Posted by mattusmaximus on May 20, 2010

If you’re familiar with various creationist arguments, you will no doubt recognize the infamous god-of-the-gaps argument. This is basically a variation on the classic logical fallacy called the argument from ignorance, which basically states that if we don’t understand some phenomenon with 100% clarity (such as the origins of life), then that must mean that “Poof! God did it”…

There is one fatal flaw with this kind of argument, which begs an interesting theological question: what happens to the god-of-the-gaps when we do come up with evidence & naturalistic explanations for the gaps in our knowledge?  Most scholarly theologians disdain the god-of-the-gaps argument precisely to avoid this trap, because they don’t want their god somehow diminished as science marches ever forward.

But not creationists, who usually take the intellectually lazy & dishonest route by simply dismissing the evidence filling in said gaps.  Only by ignoring and distorting the science can their god-of-the-gaps be maintained, so while the rest of us learn more and more about our universe and our place within it, creationists insist upon wallowing in their ignorance, content that their twisted reading of a 2000 year-old holy text (only one of many different supposedly “divinely inspired” holy texts out there) has revealed to them the truth.

So here’s the big news, and why the god-of-the-gaps just got a lot smaller: scientists have discovered a missing link between life and inorganic matter…

Philosophers and scientists have argued about the origins of life from inorganic matter ever since Empedocles (430 B.C.) argued that every thing in the universe is made up of a combination of four eternal ‘elements’ or ‘roots of all’: earth, water, air, and fire, and that all change is explained by the arrangement and rearrangement of these four elements. Now, scientists have discovered that simple peptides can organize into bi-layer membranes. The finding suggests a “missing link” between the pre-biotic Earth’s chemical inventory and the organizational scaffolding essential to life.

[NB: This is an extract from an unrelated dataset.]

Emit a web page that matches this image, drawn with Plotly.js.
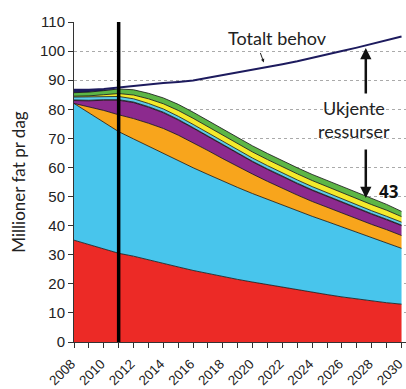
<!DOCTYPE html>
<html>
<head>
<meta charset="utf-8">
<script src="https://cdn.plot.ly/plotly-3.0.1.min.js"></script>
<style>html,body{margin:0;padding:0;background:#fff;}#chart{width:406px;height:389px;}</style>
</head>
<body>
<div id="chart"></div>
<script>
const years = [2008,2009,2010,2011,2012,2013,2014,2015,2016,2017,2018,2019,2020,2021,2022,2023,2024,2025,2026,2027,2028,2029,2030];
const xTickYears = [2008,2010,2012,2014,2016,2018,2020,2022,2024,2026,2028,2030];
const yTicks = [0,10,20,30,40,50,60,70,80,90,100,110];

const red     = [35,33.5,32,30.5,29.5,28.2,27,25.8,24.6,23.5,22.5,21.5,20.6,19.7,18.8,17.9,17.1,16.3,15.5,14.8,14.1,13.5,13];
const blue    = [47,45.3,43.5,41.8,40.3,39.1,37.8,36.5,35.3,34.1,32.8,31.6,30.4,29.3,28.2,27.2,26.1,25.1,24.1,23.0,21.8,20.6,19.2];
const orange  = [0,2.1,4.1,5.8,7.0,7.9,8.6,8.8,8.6,8.2,7.7,7.2,6.7,6.2,5.8,5.4,5.1,4.9,4.7,4.6,4.5,4.5,4.4];
const purple  = [1,2,3.5,5,5.5,5.5,5.4,5.2,5.0,4.8,4.6,4.4,4.2,4.1,4.0,3.9,3.8,3.7,3.6,3.5,3.5,3.4,3.4];
const magenta = [0.2,0.2,0.2,0.2,0.2,0.2,0.2,0.2,0.2,0.2,0.2,0.2,0.2,0.2,0.2,0.2,0.2,0.2,0.2,0.2,0.2,0.2,0.2];
const cyan    = [1.0,1.1,1.1,1.1,1.1,1.1,1.1,1.1,1.1,1.1,1.1,1.1,1.1,1.1,1.1,1.1,1.1,1.1,1.1,1.1,1.0,1.0,1.0];
const yellow  = [0.3,0.4,0.6,1.0,1.3,1.6,1.8,2.0,2.1,2.1,2.1,2.1,2.1,2.1,2.1,2.1,2.1,2.1,2.1,2.1,2.1,2.1,1.9];
const green   = [1.2,1.3,1.4,1.6,1.8,1.9,2.0,2.1,2.1,2.1,2.1,2.1,2.1,2.1,2.1,2.1,2.1,2.1,2.1,2.1,2.1,2.0,1.8];
const navy    = [1.0,0.8,0.4,0,0,0,0,0,0,0,0,0,0,0,0,0,0,0,0,0,0,0,0];
const totalDemand = [86.7,86.7,87.0,87.5,88.2,88.6,89.0,89.4,89.9,90.8,91.7,92.6,93.6,94.5,95.5,96.5,97.6,98.8,100.0,101.2,102.4,103.6,105.0];

const layers = [
  {y: red, fill: '#ec2a26'},
  {y: blue, fill: '#48c5ec'},
  {y: orange, fill: '#f8a51c'},
  {y: purple, fill: '#8c2a8e'},
  {y: magenta, fill: '#e0309c'},
  {y: cyan, fill: '#5ccbe9'},
  {y: yellow, fill: '#f4ea2c'},
  {y: green, fill: '#5db646'},
  {y: navy, fill: '#1d1b5e', noline: true}
];

const traces = layers.map(l => ({
  x: years, y: l.y, type: 'scatter', mode: 'lines', stackgroup: 'one',
  fillcolor: l.fill,
  line: {color: '#111', width: l.noline ? 0 : 0.8, shape: 'linear'},
  hoverinfo: 'skip', showlegend: false
}));

traces.push({
  x: years, y: totalDemand, type: 'scatter', mode: 'lines',
  line: {color: '#1d1b5e', width: 2}, hoverinfo: 'skip', showlegend: false
});
// invisible trace on the minor-tick axis so it renders
traces.push({
  x: [years[0]], y: [0], xaxis: 'x2', yaxis: 'y', type: 'scatter', mode: 'markers',
  marker: {opacity: 0}, hoverinfo: 'skip', showlegend: false
});

const annFamily = 'Lato, Open Sans, sans-serif';
const xRange = [2008, 2030.3];

const layout = {
  width: 406, height: 389,
  margin: {l: 74, r: 0, t: 22, b: 47},
  paper_bgcolor: '#fff', plot_bgcolor: '#fff',
  showlegend: false,
  xaxis: {
    range: xRange, tickmode: 'array', tickvals: xTickYears,
    ticktext: xTickYears.map(v => String(v) + '\u00a0'),
    tickangle: -45, ticks: 'outside', ticklen: 5, tickcolor: '#333',
    ticklabeloverflow: 'allow',
    showline: true, linecolor: '#333', linewidth: 1, showgrid: false, zeroline: false,
    automargin: false,
    tickfont: {family: 'Liberation Sans, Arial, sans-serif', size: 13.5, color: '#222'}
  },
  xaxis2: {
    overlaying: 'x', side: 'bottom', range: xRange, tickmode: 'linear', tick0: 2008, dtick: 1,
    ticks: 'outside', ticklen: 5, tickcolor: '#333', showticklabels: false,
    showgrid: false, zeroline: false, showline: false
  },
  yaxis: {
    range: [0, 110], tickvals: yTicks, ticks: 'outside', ticklen: 5, tickcolor: '#333',
    showline: true, linecolor: '#333', linewidth: 1, zeroline: false,
    showgrid: true, gridcolor: '#aaa', griddash: 'dot', gridwidth: 1,
    tickfont: {family: 'Liberation Sans, Arial, sans-serif', size: 15, color: '#222'},
    title: {text: 'Millioner fat pr dag', standoff: 10,
            font: {family: annFamily, size: 17, color: '#222'}}
  },
  shapes: [
    {type: 'line', xref: 'x', yref: 'y', x0: 2011, x1: 2011, y0: 0, y1: 110,
     line: {color: '#000', width: 3.5}}
  ],
  annotations: [
    {xref: 'x', yref: 'y', x: 2021.7, y: 104.5, text: 'Totalt behov', showarrow: false,
     font: {family: annFamily, size: 18, color: '#222'}},
    {xref: 'x', yref: 'y', x: 2020.75, y: 96.1, text: '', showarrow: true, ax: -4, ay: -11,
     arrowhead: 2, arrowsize: 0.7, arrowwidth: 1, arrowcolor: '#222'},
    {xref: 'x', yref: 'y', x: 2027.6, y: 101.1, text: '', showarrow: true, ax: 0, ay: 47,
     arrowhead: 2, arrowsize: 0.9, arrowwidth: 2.5, arrowcolor: '#111'},
    {xref: 'x', yref: 'y', x: 2026.8, y: 80.4, text: 'Ukjente', showarrow: false,
     font: {family: annFamily, size: 18, color: '#222'}},
    {xref: 'x', yref: 'y', x: 2026.8, y: 72.5, text: 'ressurser', showarrow: false,
     font: {family: annFamily, size: 18, color: '#222'}},
    {xref: 'x', yref: 'y', x: 2027.6, y: 49.5, text: '', showarrow: true, ax: 0, ay: -50,
     arrowhead: 2, arrowsize: 0.9, arrowwidth: 2.5, arrowcolor: '#111'},
    {xref: 'x', yref: 'y', x: 2029.15, y: 51.9, text: '<b>43</b>', showarrow: false,
     font: {family: 'Open Sans, sans-serif', size: 17, color: '#111'}}
  ]
};

Plotly.newPlot('chart', traces, layout, {staticPlot: true, displayModeBar: false});
</script>
</body>
</html>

“This is a boon to our understanding of large, structural assemblies of molecules,” says Emory Chemistry Chair David Lynn, who helped lead the effort, which were collaborations of the departments of chemistry, biology and physics. “We’ve proved that peptides can organize as bi-layers, and we’ve generated the first, real-time imaging of the self-assembly process. We can actually watch in real-time as these nano-machines make themselves.” …

… The research is part of “The Center for Chemical Evolution,” a center based at Emory and Georgia Tech, for integrated research, education and public outreach focused on the chemistry that may have led to the origin of life. The National Science Foundation and the U.S. Department of Energy have funded the research.

Many groups studying the origins of life have focused on RNA, which is believed to have pre-dated living cells. But RNA is a much more complicated molecule than a peptide. “Our studies have now shown that, if you just add water, simple peptides access both the physical properties and the long-range molecular order that is critical to the origins of chemical evolution,” Childers says.